**Stated task**
Every line below is to be copied exactly, with the pictures left out.

**Provided data**

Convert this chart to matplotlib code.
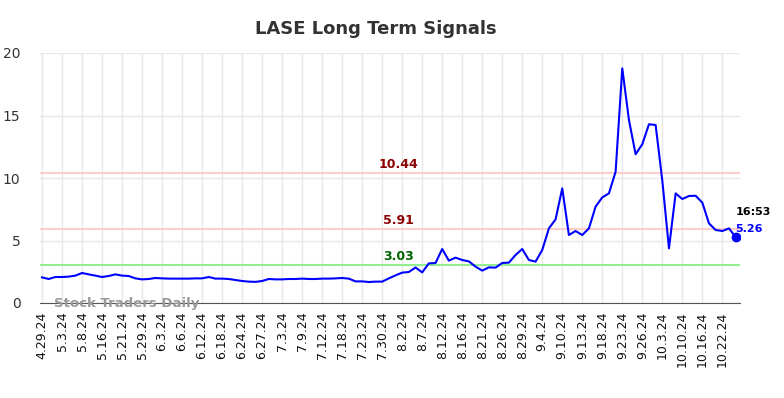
import numpy as np
import matplotlib
matplotlib.use("Agg")
import matplotlib.pyplot as plt

# === DATA ===
TITLE = "LASE Long Term Signals"

tick_labels = [
    "4.29.24", "5.3.24", "5.8.24", "5.16.24", "5.21.24", "5.29.24", "6.3.24",
    "6.6.24", "6.12.24", "6.18.24", "6.24.24", "6.27.24", "7.3.24", "7.9.24",
    "7.12.24", "7.18.24", "7.23.24", "7.30.24", "8.2.24", "8.7.24", "8.12.24",
    "8.16.24", "8.21.24", "8.26.24", "8.29.24", "9.4.24", "9.10.24", "9.13.24",
    "9.18.24", "9.23.24", "9.26.24", "10.3.24", "10.10.24", "10.16.24", "10.22.24",
]
tick_step = 3

prices = [
    2.05, 1.92, 2.08, 2.08, 2.11, 2.19, 2.40, 2.29, 2.19, 2.08,
    2.16, 2.29, 2.19, 2.16, 1.97, 1.89, 1.92, 2.00, 1.97, 1.95,
    1.95, 1.95, 1.95, 1.97, 1.97, 2.08, 1.95, 1.95, 1.92, 1.84,
    1.76, 1.71, 1.69, 1.76, 1.92, 1.89, 1.89, 1.92, 1.92, 1.95,
    1.92, 1.92, 1.95, 1.95, 1.97, 2.00, 1.95, 1.73, 1.73, 1.68,
    1.71, 1.71, 1.97, 2.21, 2.43, 2.48, 2.84, 2.45, 3.17, 3.20,
    4.32, 3.39, 3.63, 3.44, 3.33, 2.91, 2.59, 2.85, 2.83, 3.20,
    3.23, 3.84, 4.32, 3.44, 3.31, 4.24, 5.97, 6.69, 9.17, 5.44,
    5.76, 5.44, 5.97, 7.71, 8.45, 8.77, 10.50, 18.77, 14.64, 11.90,
    12.70, 14.30, 14.24, 9.80, 4.37, 8.77, 8.32, 8.56, 8.58, 8.03,
    6.37, 5.84, 5.76, 5.97, 5.26,
]

levels = [10.44, 5.91, 3.03]
level_line_colors = ["#ffcccc", "#ffcccc", "#90ee90"]
level_text_colors = ["#8b0000", "#8b0000", "#006400"]

last_time = "16:53"
# === END DATA ===

x = np.arange(len(prices))

fig = plt.figure(figsize=(7.84, 3.98), dpi=100)
ax = fig.add_axes([40 / 784, 1 - 303 / 398, 700 / 784, 250 / 398])

ax.plot(x, prices, color="blue", lw=1.5, zorder=3)
ax.plot(x[-1], prices[-1], "o", color="blue", ms=6, zorder=4)

for lvl, lc, tc in zip(levels, level_line_colors, level_text_colors):
    ax.axhline(lvl, color=lc, lw=1.5, zorder=2)
    ax.text(53.5, lvl + 0.15, f"{lvl:.2f}", color=tc, fontsize=9,
            fontweight="bold", ha="center", va="bottom")

ax.text(x[-1], prices[-1] + 1.6, last_time, color="black", fontsize=8,
        fontweight="bold", ha="left", va="bottom")
ax.text(x[-1], prices[-1] + 0.3, f"{prices[-1]:.2f}", color="blue",
        fontsize=8, fontweight="bold", ha="left", va="bottom")

ax.text(1.8, 0.0, "Stock Traders Daily", color="#999999", fontsize=9.5,
        fontweight="bold", ha="left", va="center", zorder=5)

ax.set_xlim(-0.3, 104.65)
ax.set_ylim(0, 20)
ax.set_yticks([0, 5, 10, 15, 20])
tick_pos = np.arange(0, len(tick_labels) * tick_step, tick_step)
ax.set_xticks(tick_pos)
ax.set_xticklabels(tick_labels, rotation=90, fontsize=9, color="#111111")
ax.tick_params(axis="y", labelsize=10, colors="#333333", length=0, pad=14)
ax.tick_params(axis="x", length=0, pad=6)
ax.grid(True, color="#e8e8e8", lw=1)
ax.set_axisbelow(True)
for s in ["top", "right", "left"]:
    ax.spines[s].set_visible(False)
ax.spines["bottom"].set_color("#555555")

ax.set_title(TITLE, fontsize=13, fontweight="bold", color="#333333", pad=14, x=0.48)

fig.savefig("out.png", dpi=100)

**Result of the exercise**
Convert this chart to matplotlib code.
import numpy as np
import matplotlib
matplotlib.use("Agg")
import matplotlib.pyplot as plt

# === DATA ===
TITLE = "LASE Long Term Signals"

tick_labels = [
    "4.29.24", "5.3.24", "5.8.24", "5.16.24", "5.21.24", "5.29.24", "6.3.24",
    "6.6.24", "6.12.24", "6.18.24", "6.24.24", "6.27.24", "7.3.24", "7.9.24",
    "7.12.24", "7.18.24", "7.23.24", "7.30.24", "8.2.24", "8.7.24", "8.12.24",
    "8.16.24", "8.21.24", "8.26.24", "8.29.24", "9.4.24", "9.10.24", "9.13.24",
    "9.18.24", "9.23.24", "9.26.24", "10.3.24", "10.10.24", "10.16.24", "10.22.24",
]
tick_step = 3

prices = [
    2.05, 1.92, 2.08, 2.08, 2.11, 2.19, 2.40, 2.29, 2.19, 2.08,
    2.16, 2.29, 2.19, 2.16, 1.97, 1.89, 1.92, 2.00, 1.97, 1.95,
    1.95, 1.95, 1.95, 1.97, 1.97, 2.08, 1.95, 1.95, 1.92, 1.84,
    1.76, 1.71, 1.69, 1.76, 1.92, 1.89, 1.89, 1.92, 1.92, 1.95,
    1.92, 1.92, 1.95, 1.95, 1.97, 2.00, 1.95, 1.73, 1.73, 1.68,
    1.71, 1.71, 1.97, 2.21, 2.43, 2.48, 2.84, 2.45, 3.17, 3.20,
    4.32, 3.39, 3.63, 3.44, 3.33, 2.91, 2.59, 2.85, 2.83, 3.20,
    3.23, 3.84, 4.32, 3.44, 3.31, 4.24, 5.97, 6.69, 9.17, 5.44,
    5.76, 5.44, 5.97, 7.71, 8.45, 8.77, 10.50, 18.77, 14.64, 11.90,
    12.70, 14.30, 14.24, 9.80, 4.37, 8.77, 8.32, 8.56, 8.58, 8.03,
    6.37, 5.84, 5.76, 5.97, 5.26,
]

levels = [10.44, 5.91, 3.03]
level_line_colors = ["#ffcccc", "#ffcccc", "#90ee90"]
level_text_colors = ["#8b0000", "#8b0000", "#006400"]

last_time = "16:53"
# === END DATA ===

x = np.arange(len(prices))

fig = plt.figure(figsize=(7.84, 3.98), dpi=100)
ax = fig.add_axes([40 / 784, 1 - 303 / 398, 700 / 784, 250 / 398])

ax.plot(x, prices, color="blue", lw=1.5, zorder=3)
ax.plot(x[-1], prices[-1], "o", color="blue", ms=6, zorder=4)

for lvl, lc, tc in zip(levels, level_line_colors, level_text_colors):
    ax.axhline(lvl, color=lc, lw=1.5, zorder=2)
    ax.text(53.5, lvl + 0.15, f"{lvl:.2f}", color=tc, fontsize=9,
            fontweight="bold", ha="center", va="bottom")

ax.text(x[-1], prices[-1] + 1.6, last_time, color="black", fontsize=8,
        fontweight="bold", ha="left", va="bottom")
ax.text(x[-1], prices[-1] + 0.3, f"{prices[-1]:.2f}", color="blue",
        fontsize=8, fontweight="bold", ha="left", va="bottom")

ax.text(1.8, 0.0, "Stock Traders Daily", color="#999999", fontsize=9.5,
        fontweight="bold", ha="left", va="center", zorder=5)

ax.set_xlim(-0.3, 104.65)
ax.set_ylim(0, 20)
ax.set_yticks([0, 5, 10, 15, 20])
tick_pos = np.arange(0, len(tick_labels) * tick_step, tick_step)
ax.set_xticks(tick_pos)
ax.set_xticklabels(tick_labels, rotation=90, fontsize=9, color="#111111")
ax.tick_params(axis="y", labelsize=10, colors="#333333", length=0, pad=14)
ax.tick_params(axis="x", length=0, pad=6)
ax.grid(True, color="#e8e8e8", lw=1)
ax.set_axisbelow(True)
for s in ["top", "right", "left"]:
    ax.spines[s].set_visible(False)
ax.spines["bottom"].set_color("#555555")

ax.set_title(TITLE, fontsize=13, fontweight="bold", color="#333333", pad=14, x=0.48)

fig.savefig("out.png", dpi=100)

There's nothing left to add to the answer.